§ **AIM**
For every line in the records that has the word "this", make a copy.

#### ROWS ####

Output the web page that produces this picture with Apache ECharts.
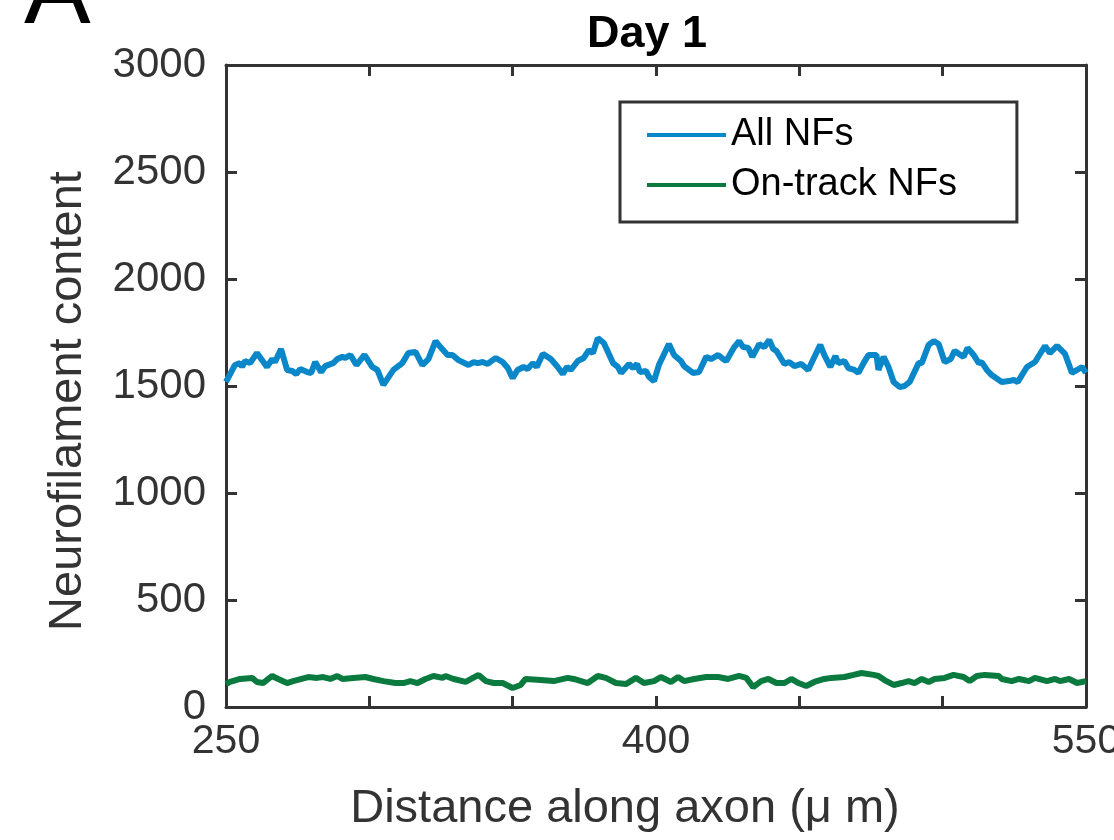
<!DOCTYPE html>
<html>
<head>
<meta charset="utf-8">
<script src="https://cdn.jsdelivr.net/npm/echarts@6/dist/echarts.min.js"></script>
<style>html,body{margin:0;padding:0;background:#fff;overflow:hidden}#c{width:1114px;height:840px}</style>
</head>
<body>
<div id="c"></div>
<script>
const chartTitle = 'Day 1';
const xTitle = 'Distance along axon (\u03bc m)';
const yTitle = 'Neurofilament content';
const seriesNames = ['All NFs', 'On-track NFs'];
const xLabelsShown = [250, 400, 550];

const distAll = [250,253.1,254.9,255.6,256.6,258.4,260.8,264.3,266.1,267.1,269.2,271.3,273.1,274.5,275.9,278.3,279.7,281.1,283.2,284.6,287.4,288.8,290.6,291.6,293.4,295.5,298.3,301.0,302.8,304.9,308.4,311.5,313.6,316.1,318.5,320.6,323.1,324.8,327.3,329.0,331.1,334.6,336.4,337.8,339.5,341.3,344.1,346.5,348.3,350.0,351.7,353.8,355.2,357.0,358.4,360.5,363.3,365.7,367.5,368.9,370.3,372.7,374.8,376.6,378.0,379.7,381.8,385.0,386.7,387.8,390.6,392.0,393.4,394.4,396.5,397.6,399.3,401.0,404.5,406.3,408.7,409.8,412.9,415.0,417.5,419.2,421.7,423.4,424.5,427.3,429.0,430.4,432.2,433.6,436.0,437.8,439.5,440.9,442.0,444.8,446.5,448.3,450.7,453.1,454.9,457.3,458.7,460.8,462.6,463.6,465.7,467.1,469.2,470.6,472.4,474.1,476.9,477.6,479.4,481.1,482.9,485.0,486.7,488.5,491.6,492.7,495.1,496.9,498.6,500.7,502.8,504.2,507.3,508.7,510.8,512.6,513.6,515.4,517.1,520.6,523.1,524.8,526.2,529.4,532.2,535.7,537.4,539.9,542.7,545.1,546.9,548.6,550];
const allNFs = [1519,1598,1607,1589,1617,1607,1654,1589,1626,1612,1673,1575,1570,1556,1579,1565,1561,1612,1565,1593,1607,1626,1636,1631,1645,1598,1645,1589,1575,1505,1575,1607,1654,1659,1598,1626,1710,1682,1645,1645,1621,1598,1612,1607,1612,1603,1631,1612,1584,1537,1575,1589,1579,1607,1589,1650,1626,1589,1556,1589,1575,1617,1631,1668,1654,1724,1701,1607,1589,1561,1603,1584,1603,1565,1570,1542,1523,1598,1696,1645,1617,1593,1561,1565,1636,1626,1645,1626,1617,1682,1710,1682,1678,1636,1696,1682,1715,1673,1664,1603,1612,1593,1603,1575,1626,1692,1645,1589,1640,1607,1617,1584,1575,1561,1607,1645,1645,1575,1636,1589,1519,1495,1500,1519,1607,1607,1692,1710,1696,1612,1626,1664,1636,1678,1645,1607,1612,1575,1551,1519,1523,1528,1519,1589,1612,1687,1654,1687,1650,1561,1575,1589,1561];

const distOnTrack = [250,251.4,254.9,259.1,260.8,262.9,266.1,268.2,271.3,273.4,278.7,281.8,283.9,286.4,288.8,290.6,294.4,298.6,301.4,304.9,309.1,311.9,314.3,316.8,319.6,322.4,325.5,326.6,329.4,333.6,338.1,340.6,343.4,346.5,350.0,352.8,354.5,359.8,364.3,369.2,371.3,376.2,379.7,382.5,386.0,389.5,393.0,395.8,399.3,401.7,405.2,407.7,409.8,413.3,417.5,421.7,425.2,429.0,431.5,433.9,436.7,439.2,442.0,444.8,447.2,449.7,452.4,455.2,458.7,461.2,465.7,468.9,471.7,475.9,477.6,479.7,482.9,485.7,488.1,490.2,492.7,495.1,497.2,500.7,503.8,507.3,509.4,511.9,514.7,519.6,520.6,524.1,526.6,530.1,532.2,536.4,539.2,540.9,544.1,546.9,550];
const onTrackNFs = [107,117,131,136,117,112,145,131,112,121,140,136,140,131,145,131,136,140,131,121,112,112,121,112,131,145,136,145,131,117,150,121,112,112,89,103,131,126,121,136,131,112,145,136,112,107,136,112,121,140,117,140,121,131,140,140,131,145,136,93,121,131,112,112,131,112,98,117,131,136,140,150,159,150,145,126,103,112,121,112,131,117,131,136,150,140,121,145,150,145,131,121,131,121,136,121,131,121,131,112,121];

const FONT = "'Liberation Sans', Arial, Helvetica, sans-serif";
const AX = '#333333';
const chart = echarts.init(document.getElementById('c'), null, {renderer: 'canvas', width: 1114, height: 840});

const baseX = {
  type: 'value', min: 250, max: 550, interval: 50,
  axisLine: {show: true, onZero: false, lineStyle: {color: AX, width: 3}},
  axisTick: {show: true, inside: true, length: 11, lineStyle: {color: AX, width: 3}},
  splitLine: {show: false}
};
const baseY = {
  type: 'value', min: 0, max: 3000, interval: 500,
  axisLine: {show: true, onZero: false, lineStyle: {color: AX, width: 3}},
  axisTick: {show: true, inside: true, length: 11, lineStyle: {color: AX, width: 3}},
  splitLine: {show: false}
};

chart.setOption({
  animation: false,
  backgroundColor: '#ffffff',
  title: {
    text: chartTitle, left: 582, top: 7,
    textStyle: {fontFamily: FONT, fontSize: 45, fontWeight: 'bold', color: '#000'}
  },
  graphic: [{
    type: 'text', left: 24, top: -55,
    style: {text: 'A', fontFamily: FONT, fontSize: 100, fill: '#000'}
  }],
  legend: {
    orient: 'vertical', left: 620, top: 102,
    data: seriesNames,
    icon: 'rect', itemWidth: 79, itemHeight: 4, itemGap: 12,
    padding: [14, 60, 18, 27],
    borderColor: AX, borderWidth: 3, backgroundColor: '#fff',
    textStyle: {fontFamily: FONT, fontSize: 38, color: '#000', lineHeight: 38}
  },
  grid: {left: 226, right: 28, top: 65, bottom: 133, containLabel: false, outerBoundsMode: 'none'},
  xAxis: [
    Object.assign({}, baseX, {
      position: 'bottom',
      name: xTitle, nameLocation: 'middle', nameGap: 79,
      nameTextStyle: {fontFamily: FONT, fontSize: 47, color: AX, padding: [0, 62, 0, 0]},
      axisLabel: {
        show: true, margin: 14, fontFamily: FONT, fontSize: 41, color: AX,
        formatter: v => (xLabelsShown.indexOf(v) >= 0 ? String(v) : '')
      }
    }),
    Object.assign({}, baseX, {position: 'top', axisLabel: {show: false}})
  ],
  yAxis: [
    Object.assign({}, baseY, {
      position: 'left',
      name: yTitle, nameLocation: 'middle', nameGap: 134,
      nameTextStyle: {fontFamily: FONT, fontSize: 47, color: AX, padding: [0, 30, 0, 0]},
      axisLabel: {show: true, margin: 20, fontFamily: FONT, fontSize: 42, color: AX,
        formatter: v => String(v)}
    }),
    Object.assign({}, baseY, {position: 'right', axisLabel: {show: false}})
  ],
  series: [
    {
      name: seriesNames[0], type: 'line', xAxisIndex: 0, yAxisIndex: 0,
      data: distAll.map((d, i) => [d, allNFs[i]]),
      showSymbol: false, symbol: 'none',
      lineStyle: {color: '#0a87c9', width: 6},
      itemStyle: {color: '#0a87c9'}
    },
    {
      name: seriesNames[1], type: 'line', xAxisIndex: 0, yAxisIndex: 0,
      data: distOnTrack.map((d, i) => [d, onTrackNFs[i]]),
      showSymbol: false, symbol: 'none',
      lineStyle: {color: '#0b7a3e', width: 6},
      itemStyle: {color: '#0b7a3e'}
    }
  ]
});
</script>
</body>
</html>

####
#### ROWS ####

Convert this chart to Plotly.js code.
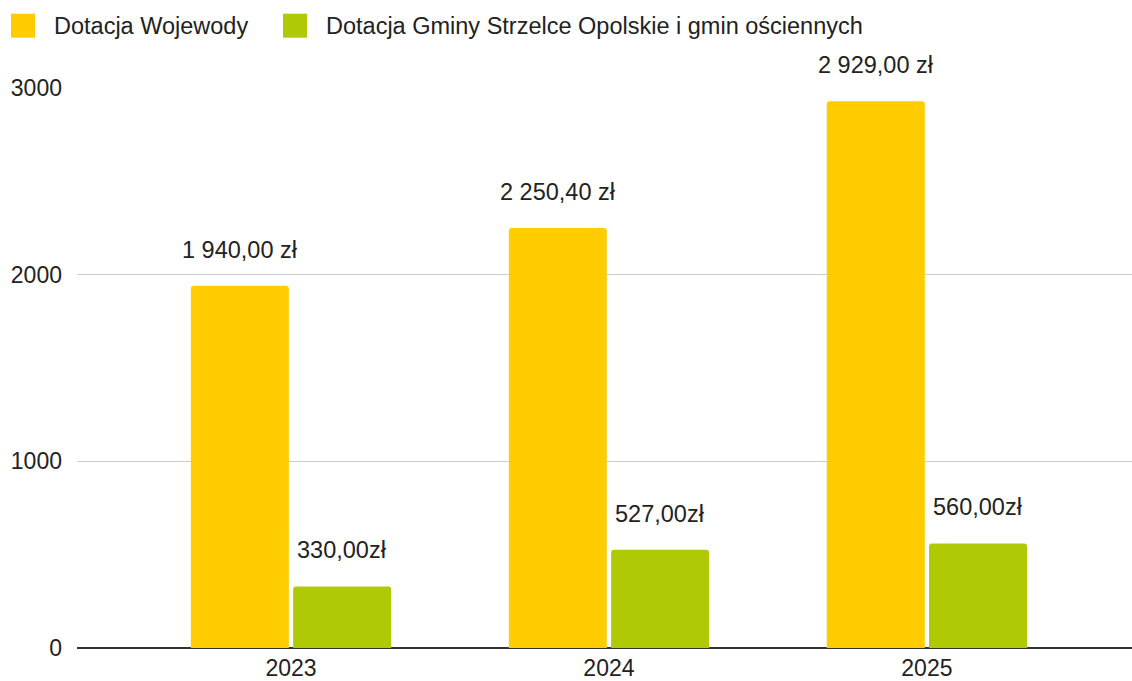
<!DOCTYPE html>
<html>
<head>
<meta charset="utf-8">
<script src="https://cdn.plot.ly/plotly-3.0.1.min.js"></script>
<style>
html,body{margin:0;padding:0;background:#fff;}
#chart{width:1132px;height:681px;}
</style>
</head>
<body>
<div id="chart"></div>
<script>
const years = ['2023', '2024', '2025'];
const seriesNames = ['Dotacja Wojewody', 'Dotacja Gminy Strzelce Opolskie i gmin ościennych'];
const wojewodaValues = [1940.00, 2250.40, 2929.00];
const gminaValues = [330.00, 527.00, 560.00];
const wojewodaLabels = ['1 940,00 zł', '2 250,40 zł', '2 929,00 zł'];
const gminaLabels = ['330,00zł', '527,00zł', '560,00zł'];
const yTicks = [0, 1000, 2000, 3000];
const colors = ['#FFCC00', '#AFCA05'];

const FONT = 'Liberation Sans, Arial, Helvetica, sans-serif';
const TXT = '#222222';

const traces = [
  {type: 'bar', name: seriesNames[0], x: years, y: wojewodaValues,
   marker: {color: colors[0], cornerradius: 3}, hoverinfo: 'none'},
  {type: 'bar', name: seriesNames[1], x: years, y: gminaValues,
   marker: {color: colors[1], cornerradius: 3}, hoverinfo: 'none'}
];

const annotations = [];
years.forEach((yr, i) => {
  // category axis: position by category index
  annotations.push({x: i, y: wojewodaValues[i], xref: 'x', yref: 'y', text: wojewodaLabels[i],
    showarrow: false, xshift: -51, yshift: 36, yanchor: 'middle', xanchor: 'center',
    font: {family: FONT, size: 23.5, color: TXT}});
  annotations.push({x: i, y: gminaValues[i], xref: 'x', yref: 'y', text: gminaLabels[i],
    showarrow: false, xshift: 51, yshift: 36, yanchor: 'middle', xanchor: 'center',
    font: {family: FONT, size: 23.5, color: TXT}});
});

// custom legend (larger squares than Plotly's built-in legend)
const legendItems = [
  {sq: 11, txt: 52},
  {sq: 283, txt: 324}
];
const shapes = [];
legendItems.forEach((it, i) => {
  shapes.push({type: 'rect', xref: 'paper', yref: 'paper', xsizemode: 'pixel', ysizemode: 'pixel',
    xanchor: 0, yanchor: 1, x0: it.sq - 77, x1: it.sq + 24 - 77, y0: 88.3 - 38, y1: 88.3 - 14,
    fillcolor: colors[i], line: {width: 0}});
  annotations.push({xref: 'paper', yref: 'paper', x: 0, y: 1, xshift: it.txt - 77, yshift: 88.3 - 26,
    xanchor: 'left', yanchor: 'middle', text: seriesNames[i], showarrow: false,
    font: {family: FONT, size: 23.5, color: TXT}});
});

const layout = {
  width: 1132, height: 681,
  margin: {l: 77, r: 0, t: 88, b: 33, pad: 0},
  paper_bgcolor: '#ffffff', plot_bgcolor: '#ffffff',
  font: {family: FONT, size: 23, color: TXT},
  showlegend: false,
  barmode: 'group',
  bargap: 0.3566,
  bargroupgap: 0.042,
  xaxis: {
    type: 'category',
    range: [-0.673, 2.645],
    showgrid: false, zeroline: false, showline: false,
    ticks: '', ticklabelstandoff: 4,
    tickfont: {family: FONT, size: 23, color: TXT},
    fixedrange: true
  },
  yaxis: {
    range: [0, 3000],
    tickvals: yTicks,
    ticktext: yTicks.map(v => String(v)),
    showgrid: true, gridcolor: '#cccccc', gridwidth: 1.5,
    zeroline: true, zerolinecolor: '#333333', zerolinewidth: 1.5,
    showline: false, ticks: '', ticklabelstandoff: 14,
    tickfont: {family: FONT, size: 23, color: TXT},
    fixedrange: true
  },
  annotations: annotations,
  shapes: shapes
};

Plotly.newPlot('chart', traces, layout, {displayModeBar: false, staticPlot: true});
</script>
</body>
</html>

####

§ **RESPONSE TO THE TASK**
Output the web page that produces this picture with Apache ECharts.
Convert this chart to Plotly.js code.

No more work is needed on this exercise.